Friday, October 24, 2014

How to define a good key?

Hash functions.

 If we have an array that can hold M key-value pairs, then we need a function that can transform any given key into an index into that array: an integer in the range [0, M-1]. We seek a hash function that is both easy to compute and uniformly distributes the keys.

  • Typical example. Suppose that we have an application where the keys are U.S. social security numbers. A social security number such as 123-45-6789 is a 9-digit number divided into three fields. The first field identifies the geographical area where the number was issued (for example number whose first field are 035 are from Rhode Island and numbers whose first field are 214 are from Maryland) and the other two fields identify the individual.
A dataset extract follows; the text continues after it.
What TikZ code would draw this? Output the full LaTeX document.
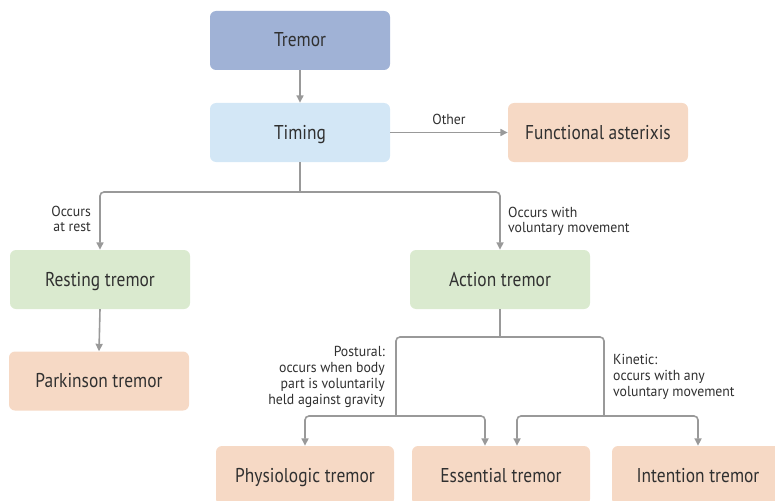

There are a billion different social security numbers, but suppose that our application will need to process just a few hundred keys, so that we could use a hash table of size M = 1000. One possible approach to implementing a hash function is to use three digits from the key. Using three digits from the field on the right is likely to be preferable to using the three digits in the field on the left (since customers may not be equally dispersed over geographic areas), but a better approach is to use all nine digits to make an int value, then consider hash functions for integers, described next.
  • Positive integers. The most commonly used method for hashing integers is called modular hashing: we choose the array size M to be prime, and, for any positive integer key k, compute the remainder when dividing k by M. This function is very easy to compute (k % M, in Java), and is effective in dispersing the keys evenly between 0 and M-1.
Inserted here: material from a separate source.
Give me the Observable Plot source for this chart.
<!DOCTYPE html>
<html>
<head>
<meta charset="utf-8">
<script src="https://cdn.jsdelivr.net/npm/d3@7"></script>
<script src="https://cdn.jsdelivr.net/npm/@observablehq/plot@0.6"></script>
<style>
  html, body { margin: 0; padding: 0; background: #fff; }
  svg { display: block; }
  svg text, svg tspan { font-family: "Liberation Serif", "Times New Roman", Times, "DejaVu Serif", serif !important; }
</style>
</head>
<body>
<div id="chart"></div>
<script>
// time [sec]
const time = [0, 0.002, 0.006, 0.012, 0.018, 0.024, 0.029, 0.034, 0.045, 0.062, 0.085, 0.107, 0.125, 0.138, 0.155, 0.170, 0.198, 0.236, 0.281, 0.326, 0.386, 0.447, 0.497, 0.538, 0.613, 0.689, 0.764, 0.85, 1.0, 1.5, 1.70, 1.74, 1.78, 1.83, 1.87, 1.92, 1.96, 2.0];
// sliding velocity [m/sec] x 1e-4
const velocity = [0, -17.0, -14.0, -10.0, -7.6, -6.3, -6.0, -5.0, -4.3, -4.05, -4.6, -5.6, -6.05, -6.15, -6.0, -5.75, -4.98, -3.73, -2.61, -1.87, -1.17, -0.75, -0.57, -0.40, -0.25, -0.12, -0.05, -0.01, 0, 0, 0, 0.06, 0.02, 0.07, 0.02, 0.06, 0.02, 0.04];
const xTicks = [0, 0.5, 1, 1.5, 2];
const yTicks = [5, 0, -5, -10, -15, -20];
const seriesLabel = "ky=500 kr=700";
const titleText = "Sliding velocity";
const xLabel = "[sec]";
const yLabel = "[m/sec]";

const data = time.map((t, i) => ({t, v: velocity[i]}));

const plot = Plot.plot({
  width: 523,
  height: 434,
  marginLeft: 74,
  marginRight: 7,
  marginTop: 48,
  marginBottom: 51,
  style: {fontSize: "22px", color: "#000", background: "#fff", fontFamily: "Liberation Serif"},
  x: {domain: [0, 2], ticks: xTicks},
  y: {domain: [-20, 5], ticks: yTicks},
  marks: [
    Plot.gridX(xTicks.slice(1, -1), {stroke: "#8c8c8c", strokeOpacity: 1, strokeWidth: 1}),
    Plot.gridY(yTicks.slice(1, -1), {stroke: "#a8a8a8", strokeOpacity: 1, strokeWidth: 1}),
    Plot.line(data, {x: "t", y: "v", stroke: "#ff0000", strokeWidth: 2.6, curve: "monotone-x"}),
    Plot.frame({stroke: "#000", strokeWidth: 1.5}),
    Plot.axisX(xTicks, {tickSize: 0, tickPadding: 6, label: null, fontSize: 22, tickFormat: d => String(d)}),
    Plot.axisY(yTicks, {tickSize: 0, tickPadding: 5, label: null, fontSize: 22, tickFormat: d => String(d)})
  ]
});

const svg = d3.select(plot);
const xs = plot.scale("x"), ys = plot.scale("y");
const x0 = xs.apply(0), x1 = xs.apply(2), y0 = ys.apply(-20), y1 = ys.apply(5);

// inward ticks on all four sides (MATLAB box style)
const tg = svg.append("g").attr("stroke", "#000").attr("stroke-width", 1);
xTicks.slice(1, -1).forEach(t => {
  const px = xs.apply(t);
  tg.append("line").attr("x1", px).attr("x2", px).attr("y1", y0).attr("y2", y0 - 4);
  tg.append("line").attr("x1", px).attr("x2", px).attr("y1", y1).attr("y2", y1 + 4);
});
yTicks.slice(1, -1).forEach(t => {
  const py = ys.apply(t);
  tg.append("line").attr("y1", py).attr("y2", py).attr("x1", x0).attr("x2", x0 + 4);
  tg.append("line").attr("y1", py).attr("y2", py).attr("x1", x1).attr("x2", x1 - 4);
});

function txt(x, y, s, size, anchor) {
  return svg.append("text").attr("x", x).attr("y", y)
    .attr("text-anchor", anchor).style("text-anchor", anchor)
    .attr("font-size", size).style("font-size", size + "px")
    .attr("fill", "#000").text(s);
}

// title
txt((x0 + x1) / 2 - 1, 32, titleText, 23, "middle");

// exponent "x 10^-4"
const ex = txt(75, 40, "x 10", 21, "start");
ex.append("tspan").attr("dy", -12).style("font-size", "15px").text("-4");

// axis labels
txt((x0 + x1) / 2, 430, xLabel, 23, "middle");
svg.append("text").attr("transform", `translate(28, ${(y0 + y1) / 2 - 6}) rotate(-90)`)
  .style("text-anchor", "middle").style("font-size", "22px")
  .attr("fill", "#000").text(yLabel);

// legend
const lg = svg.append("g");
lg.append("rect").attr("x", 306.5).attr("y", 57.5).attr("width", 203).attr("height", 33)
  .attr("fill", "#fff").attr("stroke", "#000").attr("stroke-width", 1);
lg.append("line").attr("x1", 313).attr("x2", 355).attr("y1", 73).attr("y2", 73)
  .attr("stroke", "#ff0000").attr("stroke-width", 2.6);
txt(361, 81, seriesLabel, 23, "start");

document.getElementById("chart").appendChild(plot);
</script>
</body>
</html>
  • Floating-point numbers. If the keys are real numbers between 0 and 1, we might just multiply by M and round off to the nearest integer to get an index between 0 and M-1. Although it is intuitive, this approach is defective because it gives more weight to the most significant bits of the keys; the least significant bits play no role. One way to address this situation is to use modular hashing on the binary representation of the key (this is what Java does).
  • Compound keys. If the key type has multiple integer fields, we can typically mix them together in the way just described for String values. For example, suppose that search keys are of type USPhoneNumber.java, which has three integer fields area (3-digit area code), exch (3-digit exchange), and ext (4-digit extension). In this case, we can compute the number 
    int hash = (((area * R + exch) % M) * R + ext) % M; 
    
  • Java conventions. Java helps us address the basic problem that every type of data needs a hash function by requiring that every data type must implement a method called hashCode() (which returns a 32-bit integer). The implementation of hashCode() for an object must be consistent with equals. That is, if a.equals(b) is true, then a.hashCode() must have the same numerical value as b.hashCode(). If the hashCode()values are the same, the objects may or may not be equal, and we must use equals() to decide which condition holds.
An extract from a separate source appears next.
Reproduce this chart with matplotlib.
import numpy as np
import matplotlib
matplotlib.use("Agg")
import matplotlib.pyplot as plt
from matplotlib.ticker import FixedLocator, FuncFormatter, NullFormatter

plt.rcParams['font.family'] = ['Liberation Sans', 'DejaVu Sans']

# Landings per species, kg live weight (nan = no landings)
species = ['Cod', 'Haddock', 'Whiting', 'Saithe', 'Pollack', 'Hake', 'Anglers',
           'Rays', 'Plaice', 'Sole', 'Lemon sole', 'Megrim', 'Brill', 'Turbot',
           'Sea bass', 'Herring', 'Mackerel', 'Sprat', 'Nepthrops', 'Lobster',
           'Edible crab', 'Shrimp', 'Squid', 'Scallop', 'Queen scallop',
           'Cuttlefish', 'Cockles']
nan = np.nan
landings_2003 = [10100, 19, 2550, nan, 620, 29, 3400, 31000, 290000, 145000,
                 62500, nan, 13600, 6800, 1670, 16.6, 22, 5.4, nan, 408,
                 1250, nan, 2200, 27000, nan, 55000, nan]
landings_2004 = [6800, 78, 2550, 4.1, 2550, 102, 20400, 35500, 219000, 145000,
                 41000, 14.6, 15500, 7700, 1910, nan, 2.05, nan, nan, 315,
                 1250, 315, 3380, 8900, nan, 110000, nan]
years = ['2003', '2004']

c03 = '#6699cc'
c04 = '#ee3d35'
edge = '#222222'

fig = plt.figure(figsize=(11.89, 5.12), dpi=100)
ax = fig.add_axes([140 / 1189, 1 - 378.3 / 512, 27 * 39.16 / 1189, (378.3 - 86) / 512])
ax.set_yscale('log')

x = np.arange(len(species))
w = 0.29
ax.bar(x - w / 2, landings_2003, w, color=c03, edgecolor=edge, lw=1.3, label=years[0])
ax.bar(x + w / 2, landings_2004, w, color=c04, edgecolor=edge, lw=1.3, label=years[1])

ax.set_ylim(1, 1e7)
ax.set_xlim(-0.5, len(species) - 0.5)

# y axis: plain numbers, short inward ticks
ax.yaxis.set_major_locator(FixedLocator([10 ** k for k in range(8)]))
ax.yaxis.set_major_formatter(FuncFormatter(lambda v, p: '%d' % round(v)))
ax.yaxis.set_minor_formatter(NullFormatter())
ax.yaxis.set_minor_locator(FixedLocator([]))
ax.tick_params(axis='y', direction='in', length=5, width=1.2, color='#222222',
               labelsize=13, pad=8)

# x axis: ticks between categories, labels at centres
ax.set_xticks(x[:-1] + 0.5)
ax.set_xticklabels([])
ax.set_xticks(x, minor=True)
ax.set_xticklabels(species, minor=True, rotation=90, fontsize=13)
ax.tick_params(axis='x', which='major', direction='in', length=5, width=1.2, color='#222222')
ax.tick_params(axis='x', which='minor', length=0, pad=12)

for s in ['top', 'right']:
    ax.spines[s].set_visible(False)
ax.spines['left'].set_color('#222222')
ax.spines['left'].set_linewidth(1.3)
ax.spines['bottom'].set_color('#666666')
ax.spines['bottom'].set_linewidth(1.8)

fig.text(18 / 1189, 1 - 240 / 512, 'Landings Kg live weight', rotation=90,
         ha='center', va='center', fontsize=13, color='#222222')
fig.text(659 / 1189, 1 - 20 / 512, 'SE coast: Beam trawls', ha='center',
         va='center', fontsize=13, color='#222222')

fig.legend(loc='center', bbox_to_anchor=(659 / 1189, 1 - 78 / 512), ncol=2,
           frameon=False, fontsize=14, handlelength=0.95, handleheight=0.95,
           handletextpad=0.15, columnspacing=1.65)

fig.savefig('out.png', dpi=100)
  • Converting a hashCode() to an array index. Since our goal is an array index, not a 32-bit integer, we combine hashCode() with modular hashing in our implementations to produce integers between 0 and M-1 as follows:
    private int hash(Key key) {
       return (key.hashCode() & 0x7fffffff) % M;
    }
    
  • Strings. Modular hashing works for long keys such as strings, too: we simply treat them as huge integers. For example, the code below computes a modular hash function for a String s, where R is a small prime integer (Java uses 31).
    int hash = 0;
    for (int i = 0; i < s.length(); i++)
        hash = (R * hash + s.charAt(i)) % M;